At one point, Trump ludicrously claimed that there was “very little” political violence in the United States during his term, ignoring the very violent failed coup he led on January 6, 2021, which resulted in hundreds of injuries and multiple deaths.

Coinciding with the televised Republican campaign events, on Wednesday the House Homeland Security Committee held its first formal impeachment hearing against Department of Homeland Security (DHS) Secretary Alejandro Mayorkas.

Homeland Security Secretary Alejandro Mayorkas testifies before the House Judiciary Committee, on Capitol Hill, Thursday, April 28, 2022, in Washington. [AP Photo/Evan Vucci]

Despite the fact that the border police under Mayorkas are holding some 37,000 immigrants in detention as of December 31, over 10,000 more than capacity, and deportations doubled in Fiscal Year 2023, matching Trump-era levels, Republicans have accused Mayorkas, the son of a Cuban Jew, a former prosecutor and the first Latino head of the department, of “abandoning” the border.

If Mayorkas were to be impeached, it would be the first impeachment of a cabinet secretary in over 150 years and only the second in US history. US Secretary of War William Belknap was impeached on March 2, 1876, for corruption. He was acquitted at his Senate trial.

In his opening remarks, Homeland Security Committee Chair Rep. Mark Green (R-Tennessee) cast Mayorkas as the “architect of the devastation we have witnessed for nearly three years.” Seeking to meet the threshold of “high crimes and misdemeanors” required for impeachment, while also appealing to fascists, Green accused Mayorkas of “intentionally” enacting policies that “kill Americans.”

Green held up former President Barack Obama, known as the “deporter-in-chief,” as an example for Mayorkas to follow. “In Fiscal Year 2013,” Green said, “according to DHS’s own numbers, the Obama administration detained 82 percent of illegal aliens from the moment they were encountered until their case was decided, and another 9 percent were held for some portion of time after that.

“That’s a pretty good track record, and under a Democrat administration,” Green chortled.

The remarks of the ranking Democrat on the committee, Rep. Bennie Thompson of Mississippi, showed that the Democratic Party, no less than the Republicans, is an enemy of immigrants. In his opening statement, Thompson launched into a right-wing defense of Mayorkas, accusing Republicans of blocking funding to expand border security.

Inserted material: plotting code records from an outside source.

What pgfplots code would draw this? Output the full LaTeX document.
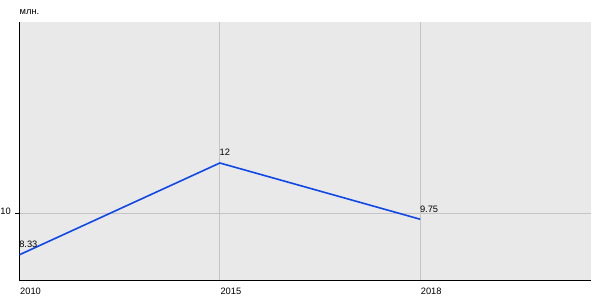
\documentclass[border=0pt]{standalone}
\usepackage{pgfplots}
\pgfplotsset{compat=1.18}
\usepackage{fontspec}
\setmainfont{Liberation Sans}
\definecolor{bgc}{RGB}{233,233,233}
\definecolor{gridc}{RGB}{196,196,196}
\definecolor{linec}{RGB}{16,72,230}
\begin{document}
\begin{tikzpicture}[x=1pt,y=1pt]
\useasboundingbox (0,0) rectangle (600,300);
\begin{axis}[
  at={(19.5pt,20pt)}, anchor=south west,
  scale only axis, width=571pt, height=258pt,
  xmin=0, xmax=2.85, ymin=7.32, ymax=17.64,
  axis background/.style={fill=bgc},
  axis x line=bottom, axis y line=left,
  axis line style={-, black, line width=1pt},
  xtick={0,1,2}, xticklabels={2010,2015,2018},
  ytick={10}, yticklabels={10},
  grid=major, major grid style={gridc, line width=0.8pt},
  xtick style={draw=none},
  ytick style={black, line width=0.8pt},
  tick align=outside, major tick length=4pt,
  x tick label style={anchor=north west, inner sep=0pt, yshift=-4pt, xshift=0.5pt},
  y tick label style={anchor=east, inner sep=0pt, xshift=-4.5pt, yshift=2pt},
  tick label style={font=\fontsize{9.3}{10}\selectfont},
  /pgf/number format/assume math mode=true,
  clip=false,
]
\addplot[linec, line width=1.6pt, nodes near coords,
  point meta=explicit symbolic,
  every node near coord/.append style={anchor=base west, inner sep=0pt, yshift=7pt, xshift=-1pt, black, font=\fontsize{9.3}{10}\selectfont}]
  coordinates {(0,8.33) [8.33] (1,12) [12] (2,9.75) [9.75]};
\node[anchor=base west, inner sep=0pt, font=\fontsize{9.3}{10}\selectfont] at (rel axis cs:0,1) [yshift=7pt] {млн.};
\end{axis}
\end{tikzpicture}
\end{document}
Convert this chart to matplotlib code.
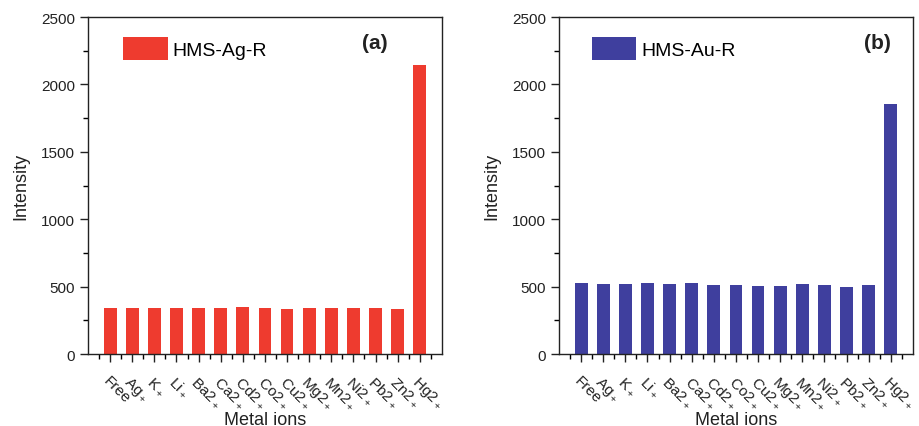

“But for all their border security bluster,” Thompson said, “the Republicans oppose funding necessary to secure the border. They tried to cut money from Customs and Border personnel and have refused to take up the president’s supplemental funding request.”

Rep. Bennie Thompson. [AP Photo/Susan Walsh]

The $110 billion supplemental funding bill, which includes $14.3 billion for military equipment to Israel and another $65.5 billion for the proxy war against Russia in Ukraine, also provides $14 billion for the border. According to the White House, the Department of Homeland Security funds would be used to hire an additional 1,300 border patrol agents, 375 immigration judge teams and 1,600 asylum officers, and deploy “over 100 cutting-edge inspection machines.”

Thompson attacked Green for not supporting the war/border package. “It should be unthinkable that a chairman of the Committee on Homeland Security would threaten to defund DHS, but that is exactly what happened,” Thompson said, adding, “This is funding our front line border and immigration agencies need.”